То ли король начал побаиваться всесилия герцога Норфолка и его сына графа Суррея, то ли они его чем-то обидели, но он решил и их обоих отправить следом за многими, уже покинувшими этот мир. Первым допрашивали сына — разумеется, невиновного — он держался стойко, и, разумеется, был признан виновным, и, разумеется, казнен. Затем взялись за отца и тоже отправили его на тот свет.

Однако не за горами был и смертный час самого короля, назначенный ему владыкой более могущественным, и земля наконец смогла от него избавиться. К тому времени он весь раздулся, так что на него было страшно смотреть, а ногу ему продырявил огромный свищ. Когда стало ясно, что он вот-вот испустит дух, послали за Кранмером, который находился в своем дворце в Кройдоне, и тот сразу же примчался, но король уже утратил дар речи. К счастью, тут же он и преставился. было ему пятьдесят шесть лет, из которых он царствовал тридцать восемь.

Нашлись писатели из числа протестантов, превозносившие Генриха Восьмого за то, что при нем совершилась Реформация. Но важнейшие заслуги в этом деле принадлежат не ему, а совсем другим людям, преступлениям же этого чудовища нет никаких оправданий, и тут уж никуда не денешься. И то, что был он кровопийцей и злодеем, настоящим извергом рода человеческого, и запятнал историю Англии кровью и грязью — чистая правда.

Глава ХХІХ. Англия при Эдуарде Шестом (1547 г. — 1553 г.)

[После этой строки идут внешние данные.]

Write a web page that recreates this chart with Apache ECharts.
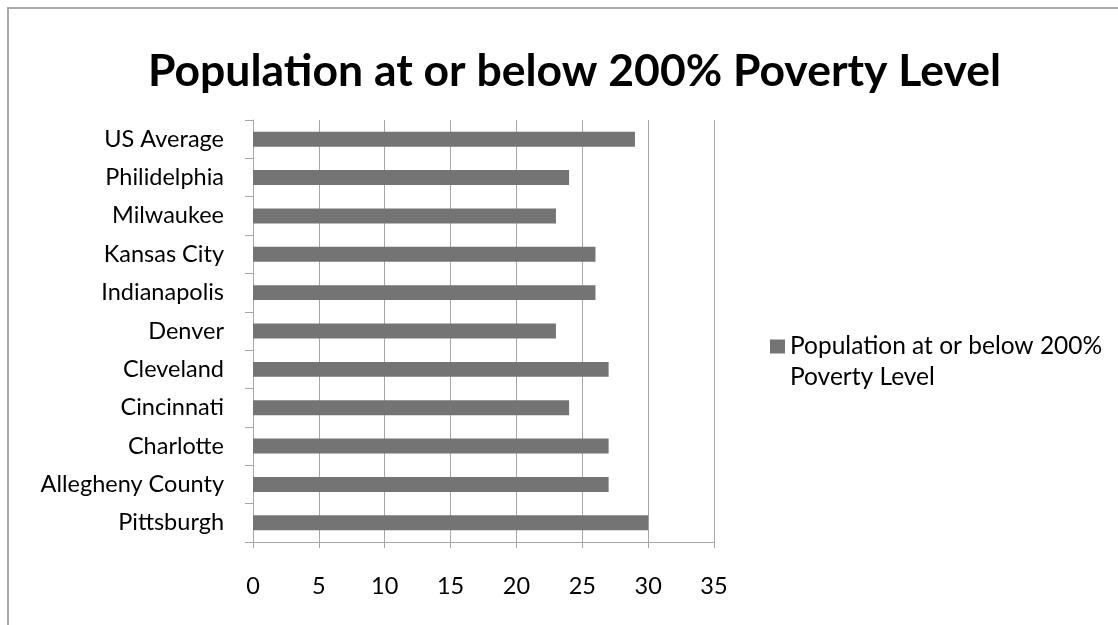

Согласно последней воле Генриха Восьмого до совершеннолетия его сына (в ту пору десятилетнего) управления страной был назначен совет из шестнадцати человек и еще один из двенадцати в помощь первому. Самым влиятельным среди советников был граф Хартфорд, юного короля, который без проволочек торжественно препроводил племянника в Энфилд, а оттуда сразу же в Тауэр. Юный король скорбел об отце, и в ту пору это сочли знаком великой его добродетели, но мы не станем на этом долго задерживаться, — ведь и простые смертные подчас точно так же горюют.